The holidays are over and once again we are back to the reality of everyday life.
And the harsh reality is that life is getting harder and harder for the ordinary Filipino.
No less than the country’s statisticians have noted that the country’s inflation rate accelerated to 1.8 percent last December 2025, from the 1.5 percent recorded in November.
Meanwhile, the Bangko Sentral ng Pilipinas (BSP) has acknowledged that – and we're quoting the central bank's actual statement here – “the outlook for domestic economic growth has weakened further... Business sentiment has continued to decline on governance concerns and uncertainty over global trade policy."
The shadow of the billion-peso flood-control corruption scandal still hangs heavily on our political and economic life.

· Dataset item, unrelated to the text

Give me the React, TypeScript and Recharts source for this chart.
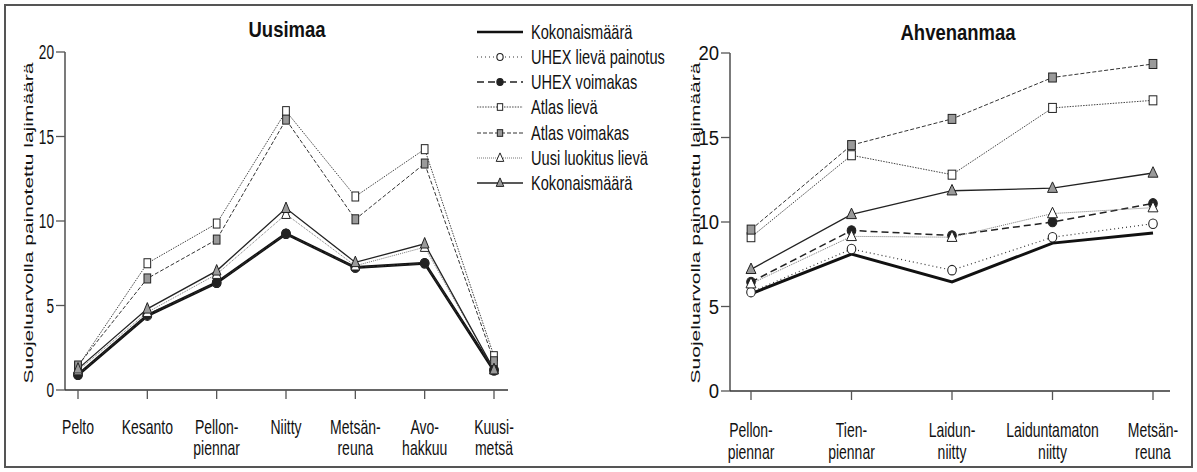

Not only that, the public is still waiting in vain for the much-promised “accountability”; months after the flood control scandal broke out, high-ranking officials who are suspected of having raked in billions from looting the public treasury still walk free.
And both the rising rate of inflation and the weakening outlook for domestic growth is indicative of how the business sector itself is losing trust in the Marcos administration’s ability to resolve not only the flood-control scandal but also the still pressing problems of inflation, unemployment, stagnating economic opportunities, and managing an increasingly volatile global situation.
The final years of the first Marcos regime showed that when big business feel the pinch of unfettered corruption and oppression, they will mobilize their resources to feed the anger of the masses.
Whether business will now join the persistent calls of the public for genuine change in governance is a matter of “when,” not “if.”